En ce sens, les thématiques du black metal et du christianisme sont en fait très proches, et se proposent toutes deux de rendre justice à la complexité et à la richesse sans cesse renouvelées du réel. C’est pourquoi un morceau de black metal avec des paroles chrétiennes, bien loin de superposer platement et pour des raisons de propagande un texte qui dit une chose à une musique qui dit le contraire, s’il est bien écrit, peut apporter un atout important à ce jeu de miroirs et de dissemblances entre texte et musicalité qui est à mon avis l’une des richesses du metal extrême, ne serait-ce que dans la relation paradoxale entre une espérance annoncée et une lourdeur et une noirceur ressenties.
 
Les métalleux, prompts à diminuer l’importance des textes pour ne pas paraitre cautionner leurs aspects parfois choquant, utilisent également ce discours pour disqualifier a priori l’apport du black metal chrétien. Cependant, il passent à mon avis à côté d’opportunités musicales importantes, et rendent un bien mauvais service au black metal: en effet l’enjeu n’est pas ici de convertir, ou de substituer une idéologie à une autre.

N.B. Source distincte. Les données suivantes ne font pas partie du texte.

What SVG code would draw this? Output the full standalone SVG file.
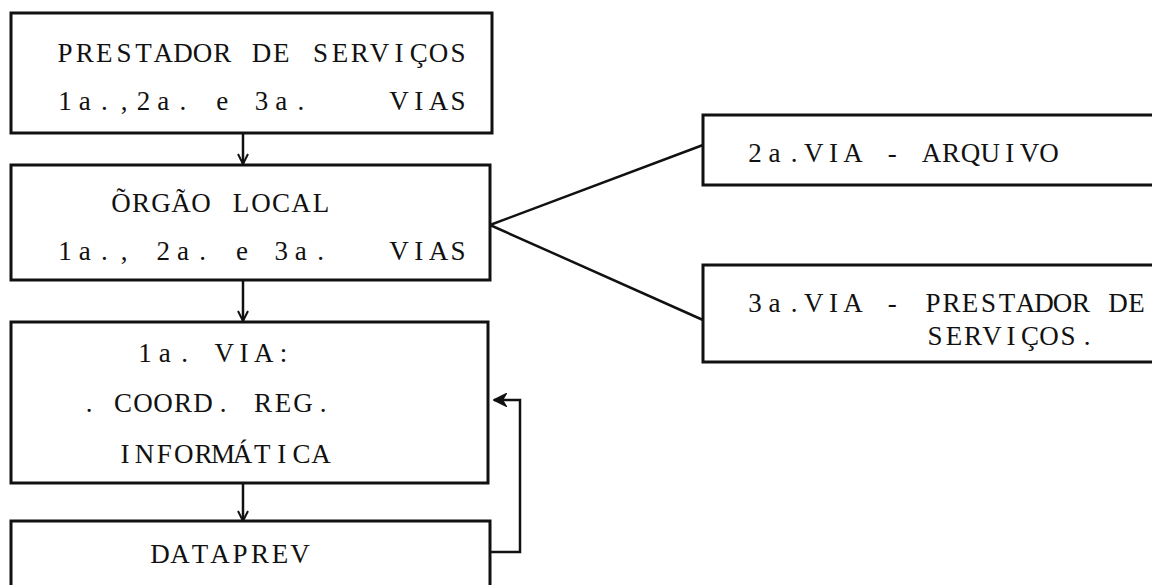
<svg xmlns="http://www.w3.org/2000/svg" width="1152" height="585" viewBox="0 0 1152 585">
<style>
.box{fill:none;stroke:#111;stroke-width:3}
.ln{fill:none;stroke:#111;stroke-width:2.5}
.t{font-family:"Liberation Serif","Times New Roman",serif;font-size:27px;fill:#111;text-anchor:middle;white-space:pre}
</style>
<defs>
<marker id="v" viewBox="0 0 12 12" refX="11" refY="6" markerWidth="12" markerHeight="12" markerUnits="userSpaceOnUse" orient="auto">
<path d="M1,1 L11,6 L1,11" fill="none" stroke="#111" stroke-width="2"/>
</marker>
<marker id="f" viewBox="0 0 12 12" refX="11" refY="6" markerWidth="14" markerHeight="14" markerUnits="userSpaceOnUse" orient="auto">
<path d="M1,1 L11,6 L1,11 L4,6 Z" fill="#111" stroke="#111" stroke-width="1.5"/>
</marker>
</defs>
<rect width="1152" height="585" fill="#fff"/>
<g id="connectors">
<line class="ln" x1="243" y1="133" x2="243" y2="164" marker-end="url(#v)"/>
<line class="ln" x1="243" y1="280" x2="243" y2="321" marker-end="url(#v)"/>
<line class="ln" x1="243" y1="483" x2="243" y2="521" marker-end="url(#v)"/>
<line class="ln" x1="490" y1="225" x2="703" y2="145"/>
<line class="ln" x1="490" y1="225" x2="703" y2="320"/>
<path class="ln" d="M490,552 H520 V400 H494" marker-end="url(#f)"/>
</g>
<g id="n1">
<rect class="box" x="11" y="13" width="481" height="120"/>
<text class="t" xml:space="preserve" y="62" x="65 84.7 104.3 124 143.6 163.3 182.9 202.6 222.2 241.9 261.5 281.2 300.8 320.5 340.1 359.8 379.4 399.1 418.7 438.4 458">PRESTADOR DE SERVIÇOS</text>
<text class="t" xml:space="preserve" y="110" x="65 84.7 104.3 124 143.6 163.3 182.9 202.6 222.2 241.9 261.5 281.2 300.8 320.5 340.1 359.8 379.4 399.1 418.7 438.4 458">1a.,2a. e 3a.    VIAS</text>
</g>
<g id="n2">
<rect class="box" x="11" y="165" width="479" height="115"/>
<text class="t" xml:space="preserve" y="212" x="121 141 161 181 201 221 241 261 281 301 321">ÕRGÃO LOCAL</text>
<text class="t" xml:space="preserve" y="260" x="65 84.7 104.3 124 143.6 163.3 182.9 202.6 222.2 241.9 261.5 281.2 300.8 320.5 340.1 359.8 379.4 399.1 418.7 438.4 458">1a., 2a. e 3a.   VIAS</text>
</g>
<g id="n3">
<rect class="box" x="11" y="322" width="477" height="161"/>
<text class="t" xml:space="preserve" y="362" x="145 164.8 184.6 204.4 224.2 244 263.8 283.6">1a. VIA:</text>
<text class="t" y="412" x="89">.</text>
<text class="t" xml:space="preserve" y="412" x="123 143 163 183 203 223 243 263 283 303 323">COORD. REG.</text>
<text class="t" y="463" x="125 144.6 164.2 183.8 203.4 223 242.6 262.2 281.8 301.4 321">INFORMÁTICA</text>
</g>
<g id="n4">
<path class="box" d="M11,600 V521 H490 V600"/>
<text class="t" y="563" x="160 180 200 220 240 260 280 300">DATAPREV</text>
</g>
<g id="n5">
<path class="box" d="M1160,115 H703 V185 H1160"/>
<text class="t" xml:space="preserve" y="162" x="755 774.6 794.2 813.8 833.4 853 872.6 892.2 911.8 931.4 951 970.6 990.2 1009.8 1029.4 1049">2a.VIA - ARQUIVO</text>
</g>
<g id="n6">
<path class="box" d="M1160,265 H703 V362 H1160"/>
<text class="t" xml:space="preserve" y="312" x="755 774.6 794.2 813.8 833.4 853 872.6 892.2 911.8 933 951.5 970 988.5 1007 1025.5 1044 1062.5 1081 1099.5 1118 1136.5">3a.VIA - PRESTADOR DE</text>
<text class="t" y="345" x="935 954 973 992 1011 1030 1049 1068 1087">SERVIÇOS.</text>
</g>
</svg>
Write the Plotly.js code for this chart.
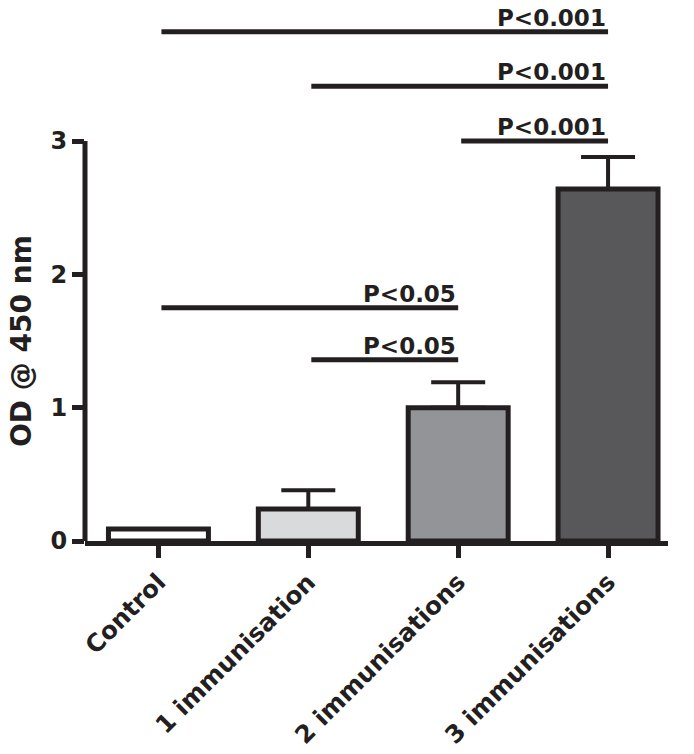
<!DOCTYPE html>
<html>
<head>
<meta charset="utf-8">
<script src="https://cdn.plot.ly/plotly-3.0.1.min.js"></script>
<style>html,body{margin:0;padding:0;background:#fff;}#chart{width:694px;height:754px;}</style>
</head>
<body>
<div id="chart"></div>
<script>
// ---- data ----
const categories = ['Control', '1 immunisation', '2 immunisations', '3 immunisations'];
const means = [0.09, 0.24, 1.0, 2.64];
const errPlus = [0, 0.14, 0.19, 0.24];
const barColors = ['#ffffff', '#d9dadc', '#929497', '#58585b'];

const sigFrom = [0, 1, 2, 0, 1];
const sigTo = [3, 3, 3, 2, 2];
const sigY = [3.82, 3.41, 3.0, 1.75, 1.36];
const sigText = ['P<0.001', 'P<0.001', 'P<0.001', 'P<0.05', 'P<0.05'];

const yTicks = [0, 1, 2, 3];
const yAxisTop = 3;
const yTitle = 'OD @ 450 nm';

// ---- style ----
const ink = '#231f20';
const FONT = 'DejaVu Sans, Arial, sans-serif';

const trace = {
  type: 'bar',
  x: categories,
  y: means,
  width: 0.667,
  marker: { color: barColors, line: { color: ink, width: 5 } },
  error_y: { type: 'data', symmetric: false, array: errPlus, arrayminus: errPlus.map(() => 0),
             color: ink, thickness: 4, width: 27 },
  hoverinfo: 'skip'
};

const shapes = [];
const annotations = [];
for (let i = 0; i < sigText.length; i++) {
  shapes.push({ type: 'line', xref: 'x', yref: 'y', x0: sigFrom[i] + 0.02, x1: sigTo[i],
    y0: sigY[i], y1: sigY[i], line: { color: ink, width: 5 } });
  annotations.push({ xref: 'x', yref: 'y', x: sigTo[i], y: sigY[i], xanchor: 'right', yanchor: 'bottom',
    text: sigText[i], showarrow: false, yshift: -1,
    font: { family: FONT, size: 23, color: ink, weight: 'bold' } });
}
// y axis line (only up to 3)
shapes.push({ type: 'line', xref: 'paper', yref: 'y', x0: 0, x1: 0, y0: 0, y1: yAxisTop,
  line: { color: ink, width: 5 } });

annotations.push({ xref: 'paper', yref: 'y', x: 0, y: yAxisTop / 2, xanchor: 'center', yanchor: 'middle',
  xshift: -64, textangle: -90, text: yTitle, showarrow: false,
  font: { family: FONT, size: 28, color: ink, weight: 'bold' } });

const layout = {
  width: 694, height: 754,
  margin: { l: 85, r: 26, t: 21, b: 213 },
  paper_bgcolor: '#fff', plot_bgcolor: '#fff',
  showlegend: false,
  bargap: 0.333,
  xaxis: {
    type: 'category', range: [-0.49, 3.4], showgrid: false, zeroline: false,
    showline: true, linecolor: ink, linewidth: 5,
    ticks: 'outside', ticklen: 12, tickwidth: 5, tickcolor: ink,
    tickangle: -45, tickfont: { family: FONT, size: 24.5, color: ink, weight: 'bold' }
  },
  yaxis: {
    range: [0, 3.9], showgrid: false, zeroline: false, showline: false,
    tickvals: yTicks, ticktext: yTicks.map(String),
    ticks: 'outside', ticklen: 12, tickwidth: 5, tickcolor: ink,
    tickfont: { family: FONT, size: 24, color: ink, weight: 'bold' }
  },
  shapes: shapes,
  annotations: annotations
};

Plotly.newPlot('chart', [trace], layout, { staticPlot: true, displayModeBar: false });
</script>
</body>
</html>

Si le black metal en tant que musique arrive en effet à la fois à s’accorder, d’une manière qui fasse sens et élève la recherche musicale et existentielle de chaque artiste, à des paroles qui peuvent exprimer une opposition au christianisme, mais également à des paroles qui reflètent une foi chrétienne et un cheminement spirituel véritable, alors c’est une preuve de sa richesse en tant que courant musical, puisqu’il est alors capable d’exprimer la complexité souvent paradoxale de l’existence dans toutes ses nuances et ses oppositions éventuelles, jusque dans les divergences de croyances et d’opinions en apparence les plus irréductibles.